BEGIN Listed entries

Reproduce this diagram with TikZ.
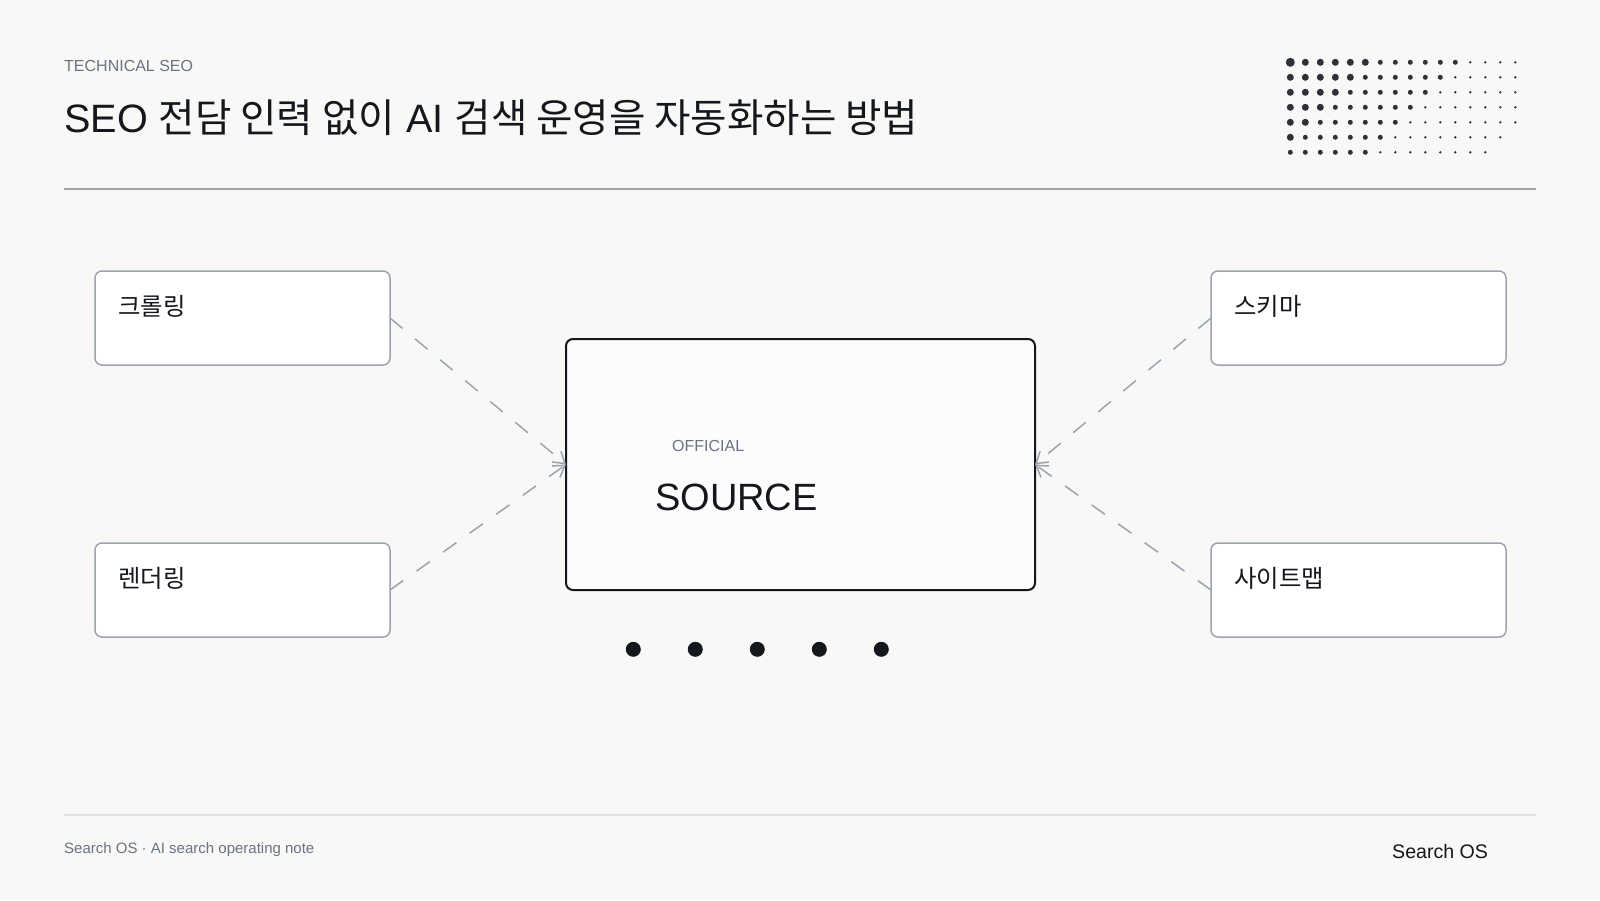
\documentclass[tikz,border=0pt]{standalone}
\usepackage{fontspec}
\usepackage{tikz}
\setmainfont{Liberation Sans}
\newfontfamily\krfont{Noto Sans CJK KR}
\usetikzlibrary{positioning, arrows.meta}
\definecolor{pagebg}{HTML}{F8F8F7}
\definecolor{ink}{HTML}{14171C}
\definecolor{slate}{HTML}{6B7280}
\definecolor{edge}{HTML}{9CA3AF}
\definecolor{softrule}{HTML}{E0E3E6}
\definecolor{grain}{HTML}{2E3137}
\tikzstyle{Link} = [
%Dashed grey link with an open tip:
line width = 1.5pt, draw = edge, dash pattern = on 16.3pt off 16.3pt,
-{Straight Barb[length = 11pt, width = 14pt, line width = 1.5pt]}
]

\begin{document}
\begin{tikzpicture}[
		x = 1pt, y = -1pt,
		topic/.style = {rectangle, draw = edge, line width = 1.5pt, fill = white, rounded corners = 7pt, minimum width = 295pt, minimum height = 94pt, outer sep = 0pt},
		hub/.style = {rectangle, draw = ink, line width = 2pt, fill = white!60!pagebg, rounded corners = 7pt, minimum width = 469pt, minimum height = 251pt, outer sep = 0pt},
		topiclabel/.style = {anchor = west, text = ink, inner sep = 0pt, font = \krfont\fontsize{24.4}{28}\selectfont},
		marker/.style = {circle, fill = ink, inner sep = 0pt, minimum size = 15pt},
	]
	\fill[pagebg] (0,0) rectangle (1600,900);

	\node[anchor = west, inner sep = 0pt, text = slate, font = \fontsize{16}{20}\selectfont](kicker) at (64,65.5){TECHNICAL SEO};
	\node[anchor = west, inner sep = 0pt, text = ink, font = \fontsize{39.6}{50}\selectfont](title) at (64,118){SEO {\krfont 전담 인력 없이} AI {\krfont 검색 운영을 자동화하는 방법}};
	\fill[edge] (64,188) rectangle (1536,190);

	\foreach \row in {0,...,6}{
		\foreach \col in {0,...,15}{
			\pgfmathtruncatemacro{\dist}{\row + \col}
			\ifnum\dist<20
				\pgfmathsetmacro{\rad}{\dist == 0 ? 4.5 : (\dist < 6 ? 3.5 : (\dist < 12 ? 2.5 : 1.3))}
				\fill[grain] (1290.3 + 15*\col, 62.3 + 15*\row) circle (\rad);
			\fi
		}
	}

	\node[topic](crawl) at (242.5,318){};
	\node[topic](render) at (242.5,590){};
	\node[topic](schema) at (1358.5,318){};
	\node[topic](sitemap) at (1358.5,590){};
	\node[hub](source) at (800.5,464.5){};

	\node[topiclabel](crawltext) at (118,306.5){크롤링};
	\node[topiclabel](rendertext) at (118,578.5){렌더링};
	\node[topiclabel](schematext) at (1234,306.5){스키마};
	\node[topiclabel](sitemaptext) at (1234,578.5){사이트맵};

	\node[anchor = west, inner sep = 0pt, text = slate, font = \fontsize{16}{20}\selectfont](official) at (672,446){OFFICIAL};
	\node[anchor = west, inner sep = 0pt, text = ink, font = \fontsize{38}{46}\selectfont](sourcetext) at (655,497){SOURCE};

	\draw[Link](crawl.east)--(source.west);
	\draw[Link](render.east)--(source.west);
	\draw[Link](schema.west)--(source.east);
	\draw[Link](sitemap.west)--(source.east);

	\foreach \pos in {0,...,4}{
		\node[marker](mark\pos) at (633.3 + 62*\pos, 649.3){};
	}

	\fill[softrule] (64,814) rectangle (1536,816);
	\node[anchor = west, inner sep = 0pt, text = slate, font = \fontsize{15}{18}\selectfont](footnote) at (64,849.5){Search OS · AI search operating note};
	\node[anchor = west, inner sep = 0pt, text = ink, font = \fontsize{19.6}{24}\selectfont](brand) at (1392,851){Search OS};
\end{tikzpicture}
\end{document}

END Listed entries
BEGIN Listed entries

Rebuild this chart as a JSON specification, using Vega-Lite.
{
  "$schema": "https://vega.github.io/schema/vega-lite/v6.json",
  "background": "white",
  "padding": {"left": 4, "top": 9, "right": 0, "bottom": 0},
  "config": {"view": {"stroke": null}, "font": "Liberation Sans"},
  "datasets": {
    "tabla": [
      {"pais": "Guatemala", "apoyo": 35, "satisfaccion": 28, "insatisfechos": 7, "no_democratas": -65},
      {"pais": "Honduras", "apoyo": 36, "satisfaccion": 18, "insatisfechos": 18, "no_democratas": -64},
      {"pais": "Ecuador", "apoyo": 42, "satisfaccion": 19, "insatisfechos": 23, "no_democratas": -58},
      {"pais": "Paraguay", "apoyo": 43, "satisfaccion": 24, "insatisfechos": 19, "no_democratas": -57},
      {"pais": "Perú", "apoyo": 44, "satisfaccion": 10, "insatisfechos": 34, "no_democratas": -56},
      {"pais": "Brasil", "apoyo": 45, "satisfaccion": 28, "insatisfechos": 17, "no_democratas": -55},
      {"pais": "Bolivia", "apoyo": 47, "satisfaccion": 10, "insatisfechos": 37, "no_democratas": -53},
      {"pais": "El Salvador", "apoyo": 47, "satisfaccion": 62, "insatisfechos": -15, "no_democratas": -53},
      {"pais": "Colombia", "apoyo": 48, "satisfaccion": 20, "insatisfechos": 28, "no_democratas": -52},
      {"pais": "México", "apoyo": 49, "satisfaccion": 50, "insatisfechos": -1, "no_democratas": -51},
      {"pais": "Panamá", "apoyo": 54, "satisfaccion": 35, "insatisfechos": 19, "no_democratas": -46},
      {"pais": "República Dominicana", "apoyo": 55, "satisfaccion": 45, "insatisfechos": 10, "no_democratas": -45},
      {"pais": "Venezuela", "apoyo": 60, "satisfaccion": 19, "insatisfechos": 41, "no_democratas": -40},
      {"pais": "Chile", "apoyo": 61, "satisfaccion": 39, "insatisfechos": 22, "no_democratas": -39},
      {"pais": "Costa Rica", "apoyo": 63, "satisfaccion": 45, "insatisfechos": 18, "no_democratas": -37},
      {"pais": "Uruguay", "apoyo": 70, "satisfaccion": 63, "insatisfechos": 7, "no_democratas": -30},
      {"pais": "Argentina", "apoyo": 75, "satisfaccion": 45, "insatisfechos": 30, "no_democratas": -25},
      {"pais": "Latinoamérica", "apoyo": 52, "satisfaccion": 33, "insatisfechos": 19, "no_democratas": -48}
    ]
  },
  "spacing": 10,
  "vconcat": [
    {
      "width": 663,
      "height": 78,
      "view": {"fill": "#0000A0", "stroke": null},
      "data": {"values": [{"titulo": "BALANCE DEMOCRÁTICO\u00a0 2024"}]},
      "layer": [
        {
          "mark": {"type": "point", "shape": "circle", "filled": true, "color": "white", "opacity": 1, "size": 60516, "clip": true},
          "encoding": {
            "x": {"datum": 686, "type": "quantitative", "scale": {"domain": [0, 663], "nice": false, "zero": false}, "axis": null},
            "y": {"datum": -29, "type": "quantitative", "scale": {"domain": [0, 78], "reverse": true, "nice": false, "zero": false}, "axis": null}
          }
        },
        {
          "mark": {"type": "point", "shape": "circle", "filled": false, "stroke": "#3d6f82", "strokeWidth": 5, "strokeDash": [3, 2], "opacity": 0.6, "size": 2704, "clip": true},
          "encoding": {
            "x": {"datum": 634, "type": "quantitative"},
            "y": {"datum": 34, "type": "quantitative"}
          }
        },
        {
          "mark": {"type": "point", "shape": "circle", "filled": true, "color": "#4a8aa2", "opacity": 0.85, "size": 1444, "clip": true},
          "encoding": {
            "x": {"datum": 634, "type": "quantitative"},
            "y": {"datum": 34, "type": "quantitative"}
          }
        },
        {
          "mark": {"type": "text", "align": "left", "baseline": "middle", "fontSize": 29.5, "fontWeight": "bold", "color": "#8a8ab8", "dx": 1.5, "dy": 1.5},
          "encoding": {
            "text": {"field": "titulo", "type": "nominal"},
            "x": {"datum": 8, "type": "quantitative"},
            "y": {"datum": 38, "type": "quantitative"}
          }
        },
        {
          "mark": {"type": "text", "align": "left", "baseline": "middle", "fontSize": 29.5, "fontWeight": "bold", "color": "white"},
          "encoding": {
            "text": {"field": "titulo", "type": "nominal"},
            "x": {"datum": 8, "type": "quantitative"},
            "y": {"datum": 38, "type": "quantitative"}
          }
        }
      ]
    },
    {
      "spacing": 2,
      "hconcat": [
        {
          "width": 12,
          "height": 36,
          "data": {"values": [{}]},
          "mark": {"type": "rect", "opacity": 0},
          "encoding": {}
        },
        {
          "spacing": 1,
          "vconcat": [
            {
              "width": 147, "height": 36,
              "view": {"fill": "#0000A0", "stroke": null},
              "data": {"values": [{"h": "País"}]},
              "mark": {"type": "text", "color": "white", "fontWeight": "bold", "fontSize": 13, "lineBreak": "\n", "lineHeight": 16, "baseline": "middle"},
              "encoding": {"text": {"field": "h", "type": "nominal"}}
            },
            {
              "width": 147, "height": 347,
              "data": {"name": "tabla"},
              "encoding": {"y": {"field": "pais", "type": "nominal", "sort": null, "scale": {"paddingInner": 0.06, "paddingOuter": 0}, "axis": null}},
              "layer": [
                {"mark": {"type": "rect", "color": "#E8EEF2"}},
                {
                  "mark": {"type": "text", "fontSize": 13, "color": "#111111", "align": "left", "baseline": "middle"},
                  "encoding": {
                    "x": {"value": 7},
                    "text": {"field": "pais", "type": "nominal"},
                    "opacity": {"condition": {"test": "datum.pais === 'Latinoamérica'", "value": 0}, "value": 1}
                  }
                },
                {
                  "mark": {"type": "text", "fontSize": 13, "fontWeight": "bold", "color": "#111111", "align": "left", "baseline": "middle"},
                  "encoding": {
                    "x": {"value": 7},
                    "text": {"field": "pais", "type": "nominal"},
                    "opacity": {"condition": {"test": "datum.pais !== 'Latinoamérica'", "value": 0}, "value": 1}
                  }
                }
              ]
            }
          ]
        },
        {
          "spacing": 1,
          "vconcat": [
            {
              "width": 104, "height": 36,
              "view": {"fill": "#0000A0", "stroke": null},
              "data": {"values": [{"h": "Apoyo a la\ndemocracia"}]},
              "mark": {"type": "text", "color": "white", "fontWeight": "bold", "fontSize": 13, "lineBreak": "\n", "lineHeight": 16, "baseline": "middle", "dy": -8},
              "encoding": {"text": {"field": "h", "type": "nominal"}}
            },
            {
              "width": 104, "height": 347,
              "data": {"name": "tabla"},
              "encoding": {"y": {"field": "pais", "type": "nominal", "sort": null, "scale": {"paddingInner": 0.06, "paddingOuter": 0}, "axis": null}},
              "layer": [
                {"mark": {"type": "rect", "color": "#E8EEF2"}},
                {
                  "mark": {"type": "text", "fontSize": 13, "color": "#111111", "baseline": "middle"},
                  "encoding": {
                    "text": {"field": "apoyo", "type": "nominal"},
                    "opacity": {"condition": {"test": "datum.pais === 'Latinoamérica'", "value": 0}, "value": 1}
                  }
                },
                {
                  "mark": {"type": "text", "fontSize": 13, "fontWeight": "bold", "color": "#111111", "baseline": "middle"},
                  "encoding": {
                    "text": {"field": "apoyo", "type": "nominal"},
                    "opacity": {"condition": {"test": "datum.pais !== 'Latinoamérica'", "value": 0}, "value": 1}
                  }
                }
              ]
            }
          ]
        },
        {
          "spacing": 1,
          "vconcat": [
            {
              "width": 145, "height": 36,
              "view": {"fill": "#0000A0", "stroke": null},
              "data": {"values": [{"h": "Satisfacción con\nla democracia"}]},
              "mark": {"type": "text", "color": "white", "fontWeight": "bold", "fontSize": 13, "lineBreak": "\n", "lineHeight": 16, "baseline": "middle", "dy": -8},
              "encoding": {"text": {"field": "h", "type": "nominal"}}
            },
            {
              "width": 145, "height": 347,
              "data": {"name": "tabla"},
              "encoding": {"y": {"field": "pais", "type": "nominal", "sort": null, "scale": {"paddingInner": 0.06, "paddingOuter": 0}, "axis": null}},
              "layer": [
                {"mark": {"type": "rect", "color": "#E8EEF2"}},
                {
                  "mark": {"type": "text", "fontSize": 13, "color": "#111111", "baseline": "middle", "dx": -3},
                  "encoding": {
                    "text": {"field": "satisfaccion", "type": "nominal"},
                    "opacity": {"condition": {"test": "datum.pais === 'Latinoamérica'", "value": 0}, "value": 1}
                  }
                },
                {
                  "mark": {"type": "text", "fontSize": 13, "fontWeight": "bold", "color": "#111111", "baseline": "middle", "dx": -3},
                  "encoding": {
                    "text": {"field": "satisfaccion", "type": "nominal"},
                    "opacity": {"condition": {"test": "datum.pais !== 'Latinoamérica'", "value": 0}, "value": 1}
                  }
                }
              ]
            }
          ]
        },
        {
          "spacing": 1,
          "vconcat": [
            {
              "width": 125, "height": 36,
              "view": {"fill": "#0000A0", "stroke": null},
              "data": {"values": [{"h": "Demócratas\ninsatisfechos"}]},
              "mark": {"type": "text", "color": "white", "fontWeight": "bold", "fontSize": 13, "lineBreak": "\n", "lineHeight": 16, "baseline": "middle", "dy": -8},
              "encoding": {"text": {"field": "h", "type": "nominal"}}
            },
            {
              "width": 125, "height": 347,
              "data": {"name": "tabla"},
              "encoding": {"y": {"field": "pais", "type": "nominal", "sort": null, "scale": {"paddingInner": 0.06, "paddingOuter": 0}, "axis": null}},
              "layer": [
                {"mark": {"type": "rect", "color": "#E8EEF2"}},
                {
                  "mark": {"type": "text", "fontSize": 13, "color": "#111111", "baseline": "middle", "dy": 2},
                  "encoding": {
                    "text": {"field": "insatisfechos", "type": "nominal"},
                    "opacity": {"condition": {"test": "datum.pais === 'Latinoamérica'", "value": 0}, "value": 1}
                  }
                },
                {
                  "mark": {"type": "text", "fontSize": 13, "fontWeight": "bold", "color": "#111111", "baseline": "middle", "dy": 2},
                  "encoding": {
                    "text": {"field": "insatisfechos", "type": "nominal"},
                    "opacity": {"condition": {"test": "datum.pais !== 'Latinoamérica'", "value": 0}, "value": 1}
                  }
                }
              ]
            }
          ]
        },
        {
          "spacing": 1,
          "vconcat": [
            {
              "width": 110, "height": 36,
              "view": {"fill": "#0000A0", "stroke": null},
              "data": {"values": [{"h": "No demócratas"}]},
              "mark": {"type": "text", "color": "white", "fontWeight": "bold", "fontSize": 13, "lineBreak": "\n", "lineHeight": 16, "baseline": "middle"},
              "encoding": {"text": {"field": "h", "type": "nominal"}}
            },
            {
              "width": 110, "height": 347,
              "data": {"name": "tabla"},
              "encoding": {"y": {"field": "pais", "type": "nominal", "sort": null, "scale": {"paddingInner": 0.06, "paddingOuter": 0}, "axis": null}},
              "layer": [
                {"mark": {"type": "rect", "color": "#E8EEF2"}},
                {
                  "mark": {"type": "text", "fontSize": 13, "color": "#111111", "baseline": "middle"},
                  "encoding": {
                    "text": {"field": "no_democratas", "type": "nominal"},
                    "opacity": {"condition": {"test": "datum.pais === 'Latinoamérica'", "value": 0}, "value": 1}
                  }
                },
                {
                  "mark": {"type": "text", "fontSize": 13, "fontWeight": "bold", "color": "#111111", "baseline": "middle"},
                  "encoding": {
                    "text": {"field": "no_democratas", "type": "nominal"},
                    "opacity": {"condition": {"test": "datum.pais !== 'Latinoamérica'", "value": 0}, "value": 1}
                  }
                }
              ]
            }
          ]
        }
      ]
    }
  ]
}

END Listed entries
BEGIN Listed entries

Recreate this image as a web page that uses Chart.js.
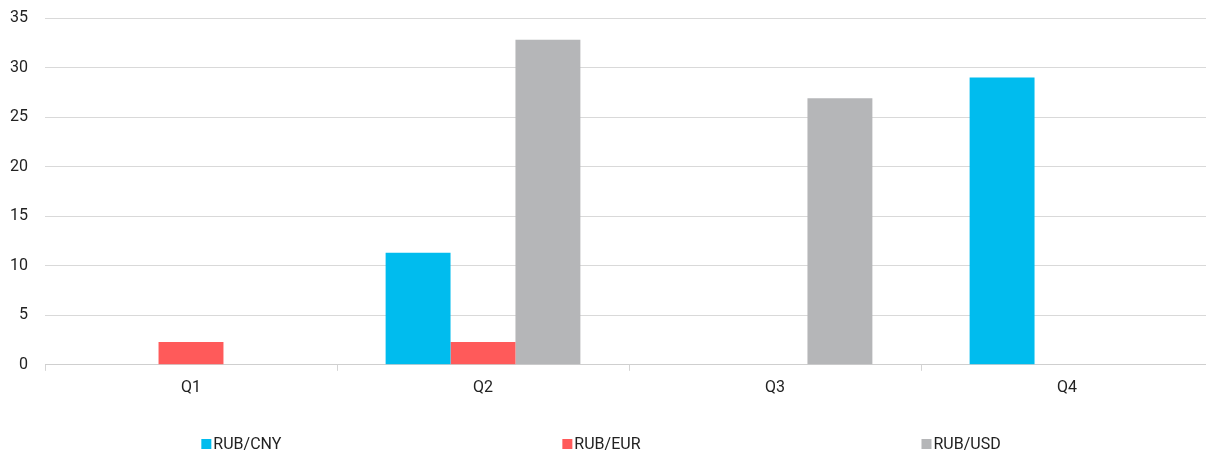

END Listed entries

● Your task: Repeat, with no pictures, exactly the lines from the one containing "Reproduce this diagram with TikZ." through the one containing "(0,0) rectangle (1600,900);", the first and last included.

● Reply to the task:
Reproduce this diagram with TikZ.
\documentclass[tikz,border=0pt]{standalone}
\usepackage{fontspec}
\usepackage{tikz}
\setmainfont{Liberation Sans}
\newfontfamily\krfont{Noto Sans CJK KR}
\usetikzlibrary{positioning, arrows.meta}
\definecolor{pagebg}{HTML}{F8F8F7}
\definecolor{ink}{HTML}{14171C}
\definecolor{slate}{HTML}{6B7280}
\definecolor{edge}{HTML}{9CA3AF}
\definecolor{softrule}{HTML}{E0E3E6}
\definecolor{grain}{HTML}{2E3137}
\tikzstyle{Link} = [
%Dashed grey link with an open tip:
line width = 1.5pt, draw = edge, dash pattern = on 16.3pt off 16.3pt,
-{Straight Barb[length = 11pt, width = 14pt, line width = 1.5pt]}
]

\begin{document}
\begin{tikzpicture}[
		x = 1pt, y = -1pt,
		topic/.style = {rectangle, draw = edge, line width = 1.5pt, fill = white, rounded corners = 7pt, minimum width = 295pt, minimum height = 94pt, outer sep = 0pt},
		hub/.style = {rectangle, draw = ink, line width = 2pt, fill = white!60!pagebg, rounded corners = 7pt, minimum width = 469pt, minimum height = 251pt, outer sep = 0pt},
		topiclabel/.style = {anchor = west, text = ink, inner sep = 0pt, font = \krfont\fontsize{24.4}{28}\selectfont},
		marker/.style = {circle, fill = ink, inner sep = 0pt, minimum size = 15pt},
	]
	\fill[pagebg] (0,0) rectangle (1600,900);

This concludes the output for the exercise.